**LISTED ENTRIES:**
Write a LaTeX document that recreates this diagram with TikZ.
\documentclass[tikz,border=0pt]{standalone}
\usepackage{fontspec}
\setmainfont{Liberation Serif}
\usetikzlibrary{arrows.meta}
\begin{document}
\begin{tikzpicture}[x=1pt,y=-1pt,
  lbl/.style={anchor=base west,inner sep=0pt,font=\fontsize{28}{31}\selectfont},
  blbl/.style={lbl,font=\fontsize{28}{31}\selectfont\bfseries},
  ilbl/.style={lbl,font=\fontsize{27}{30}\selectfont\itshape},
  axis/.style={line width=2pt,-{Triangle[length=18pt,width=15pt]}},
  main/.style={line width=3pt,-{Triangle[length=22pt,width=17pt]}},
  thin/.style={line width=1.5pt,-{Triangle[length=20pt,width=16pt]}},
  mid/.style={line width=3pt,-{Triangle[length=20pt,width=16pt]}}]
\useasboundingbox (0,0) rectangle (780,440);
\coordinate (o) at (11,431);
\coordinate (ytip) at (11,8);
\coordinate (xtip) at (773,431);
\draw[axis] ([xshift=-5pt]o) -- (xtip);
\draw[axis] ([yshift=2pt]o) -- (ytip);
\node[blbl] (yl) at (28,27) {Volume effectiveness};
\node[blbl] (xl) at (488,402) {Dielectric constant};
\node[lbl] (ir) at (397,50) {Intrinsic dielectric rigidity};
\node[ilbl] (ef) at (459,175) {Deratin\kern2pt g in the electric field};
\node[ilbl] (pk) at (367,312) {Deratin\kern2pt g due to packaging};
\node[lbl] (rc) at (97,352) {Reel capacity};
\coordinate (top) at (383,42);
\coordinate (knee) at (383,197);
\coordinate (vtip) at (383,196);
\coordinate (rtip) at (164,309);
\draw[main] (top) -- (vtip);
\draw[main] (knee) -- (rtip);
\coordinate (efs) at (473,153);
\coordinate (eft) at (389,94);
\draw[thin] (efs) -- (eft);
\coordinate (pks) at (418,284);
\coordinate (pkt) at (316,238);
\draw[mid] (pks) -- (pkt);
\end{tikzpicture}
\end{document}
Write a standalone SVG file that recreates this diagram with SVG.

--

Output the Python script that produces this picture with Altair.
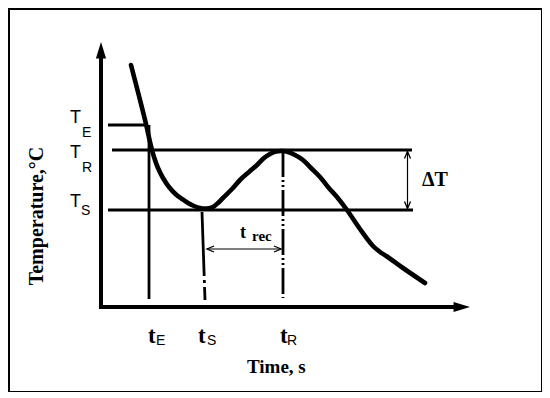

--

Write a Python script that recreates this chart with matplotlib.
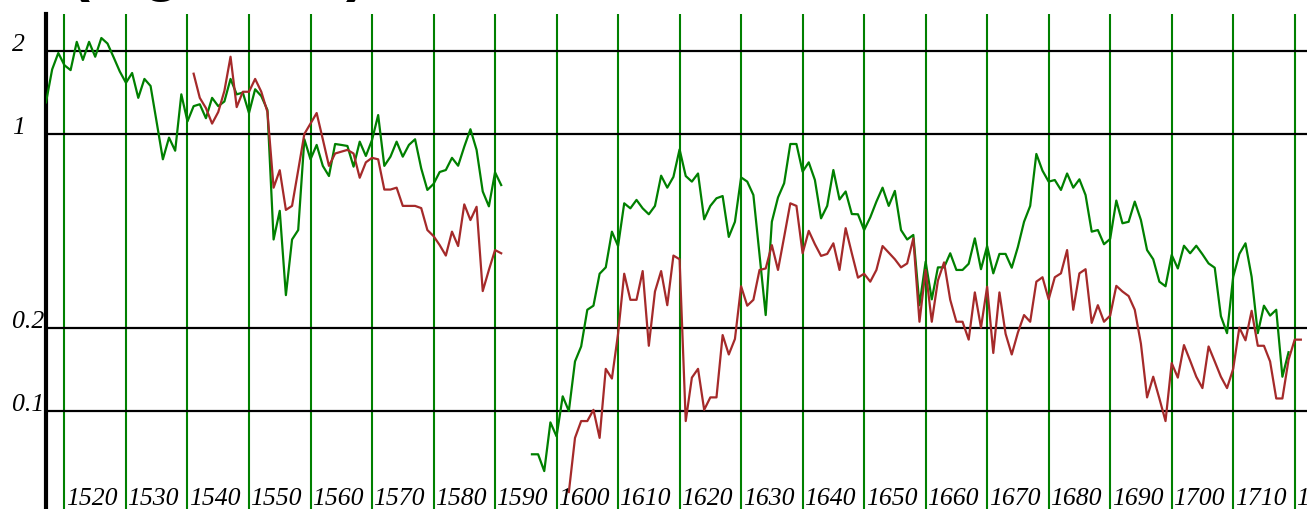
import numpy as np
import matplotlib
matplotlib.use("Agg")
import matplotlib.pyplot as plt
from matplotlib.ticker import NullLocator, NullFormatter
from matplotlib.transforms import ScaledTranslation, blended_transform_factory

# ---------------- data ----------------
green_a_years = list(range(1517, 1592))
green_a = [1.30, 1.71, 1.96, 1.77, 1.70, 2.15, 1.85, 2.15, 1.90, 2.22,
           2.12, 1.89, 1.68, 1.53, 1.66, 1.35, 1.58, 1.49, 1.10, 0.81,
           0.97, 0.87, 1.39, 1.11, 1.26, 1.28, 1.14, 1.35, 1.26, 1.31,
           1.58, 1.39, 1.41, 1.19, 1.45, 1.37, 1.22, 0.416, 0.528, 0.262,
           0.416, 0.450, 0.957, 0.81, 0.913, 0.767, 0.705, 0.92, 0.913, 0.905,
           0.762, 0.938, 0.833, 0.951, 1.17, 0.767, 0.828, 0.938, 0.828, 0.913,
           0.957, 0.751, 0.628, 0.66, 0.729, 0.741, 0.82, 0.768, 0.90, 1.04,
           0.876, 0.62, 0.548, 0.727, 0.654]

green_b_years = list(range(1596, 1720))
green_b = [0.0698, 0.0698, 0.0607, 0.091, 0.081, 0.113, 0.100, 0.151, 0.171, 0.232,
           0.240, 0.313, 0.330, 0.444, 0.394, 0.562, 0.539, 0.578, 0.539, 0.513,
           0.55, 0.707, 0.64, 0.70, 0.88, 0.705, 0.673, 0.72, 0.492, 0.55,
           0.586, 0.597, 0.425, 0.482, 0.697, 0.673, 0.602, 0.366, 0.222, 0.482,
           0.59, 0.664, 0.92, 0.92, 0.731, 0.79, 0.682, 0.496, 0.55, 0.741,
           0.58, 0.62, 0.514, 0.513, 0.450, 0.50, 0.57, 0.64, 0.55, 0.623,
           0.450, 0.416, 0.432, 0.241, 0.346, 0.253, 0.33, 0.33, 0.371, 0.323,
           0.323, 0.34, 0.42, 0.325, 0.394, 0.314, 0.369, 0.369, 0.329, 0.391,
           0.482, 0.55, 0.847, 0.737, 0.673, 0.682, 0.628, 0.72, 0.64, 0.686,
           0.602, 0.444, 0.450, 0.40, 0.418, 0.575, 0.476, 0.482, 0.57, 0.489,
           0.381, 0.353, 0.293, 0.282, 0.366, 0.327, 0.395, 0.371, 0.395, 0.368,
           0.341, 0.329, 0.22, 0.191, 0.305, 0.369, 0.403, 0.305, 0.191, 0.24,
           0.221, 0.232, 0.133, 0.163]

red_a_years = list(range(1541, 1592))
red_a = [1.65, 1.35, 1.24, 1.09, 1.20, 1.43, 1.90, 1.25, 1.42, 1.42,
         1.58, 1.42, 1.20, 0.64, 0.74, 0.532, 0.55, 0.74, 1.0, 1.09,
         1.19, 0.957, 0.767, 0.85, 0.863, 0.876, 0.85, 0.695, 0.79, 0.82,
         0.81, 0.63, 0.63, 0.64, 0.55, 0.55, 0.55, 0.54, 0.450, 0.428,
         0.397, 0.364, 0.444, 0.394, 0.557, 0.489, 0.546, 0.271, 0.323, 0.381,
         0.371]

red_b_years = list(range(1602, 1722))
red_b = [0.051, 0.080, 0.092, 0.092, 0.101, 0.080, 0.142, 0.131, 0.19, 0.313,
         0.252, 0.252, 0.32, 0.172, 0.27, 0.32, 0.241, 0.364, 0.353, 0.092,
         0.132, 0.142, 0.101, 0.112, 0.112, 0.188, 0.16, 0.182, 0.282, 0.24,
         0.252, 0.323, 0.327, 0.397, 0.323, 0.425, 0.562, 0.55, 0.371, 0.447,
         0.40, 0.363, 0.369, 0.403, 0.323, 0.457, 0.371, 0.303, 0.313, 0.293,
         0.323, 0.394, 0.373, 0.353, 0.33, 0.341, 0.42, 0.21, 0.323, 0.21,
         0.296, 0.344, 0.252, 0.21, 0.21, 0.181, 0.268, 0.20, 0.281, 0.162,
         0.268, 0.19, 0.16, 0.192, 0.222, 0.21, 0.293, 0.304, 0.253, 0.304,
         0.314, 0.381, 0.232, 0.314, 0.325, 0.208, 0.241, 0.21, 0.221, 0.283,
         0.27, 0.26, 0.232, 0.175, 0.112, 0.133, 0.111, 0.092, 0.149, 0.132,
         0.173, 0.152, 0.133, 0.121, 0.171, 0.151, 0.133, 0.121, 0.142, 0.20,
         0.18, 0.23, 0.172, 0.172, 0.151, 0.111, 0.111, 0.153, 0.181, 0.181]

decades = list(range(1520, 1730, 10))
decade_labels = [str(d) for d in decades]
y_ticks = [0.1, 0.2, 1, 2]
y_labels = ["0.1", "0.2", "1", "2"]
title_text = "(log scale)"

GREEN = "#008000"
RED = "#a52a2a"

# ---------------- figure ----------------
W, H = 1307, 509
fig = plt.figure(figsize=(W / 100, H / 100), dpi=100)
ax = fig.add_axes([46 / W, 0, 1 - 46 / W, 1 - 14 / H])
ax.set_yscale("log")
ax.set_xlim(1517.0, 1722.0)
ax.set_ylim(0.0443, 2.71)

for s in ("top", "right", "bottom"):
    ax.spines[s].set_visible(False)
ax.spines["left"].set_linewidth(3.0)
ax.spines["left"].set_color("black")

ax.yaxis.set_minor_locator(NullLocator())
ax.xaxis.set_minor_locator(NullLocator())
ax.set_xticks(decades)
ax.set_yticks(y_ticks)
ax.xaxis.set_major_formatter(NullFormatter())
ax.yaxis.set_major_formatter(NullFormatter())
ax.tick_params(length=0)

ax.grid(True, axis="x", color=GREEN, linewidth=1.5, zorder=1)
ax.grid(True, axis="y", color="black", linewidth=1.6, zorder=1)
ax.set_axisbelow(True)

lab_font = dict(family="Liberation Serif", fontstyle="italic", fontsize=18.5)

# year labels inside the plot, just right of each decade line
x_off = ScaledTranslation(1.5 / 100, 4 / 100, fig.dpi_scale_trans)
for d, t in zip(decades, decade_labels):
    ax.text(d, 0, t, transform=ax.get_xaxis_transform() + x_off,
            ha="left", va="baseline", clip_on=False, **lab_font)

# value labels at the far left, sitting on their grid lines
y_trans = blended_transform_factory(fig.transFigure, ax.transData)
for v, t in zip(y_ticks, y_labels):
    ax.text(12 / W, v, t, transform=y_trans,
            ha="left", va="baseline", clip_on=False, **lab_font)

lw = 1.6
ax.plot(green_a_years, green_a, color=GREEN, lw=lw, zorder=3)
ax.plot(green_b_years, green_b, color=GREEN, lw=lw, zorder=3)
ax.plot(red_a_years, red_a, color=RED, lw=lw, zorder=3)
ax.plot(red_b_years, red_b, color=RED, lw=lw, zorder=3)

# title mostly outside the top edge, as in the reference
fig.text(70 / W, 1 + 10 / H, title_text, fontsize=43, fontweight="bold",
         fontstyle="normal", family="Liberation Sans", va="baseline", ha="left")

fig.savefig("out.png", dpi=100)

**PROBLEM:** Each line holding the word "Write" counts once; report the total and nothing else.

**THE RESULT:** 3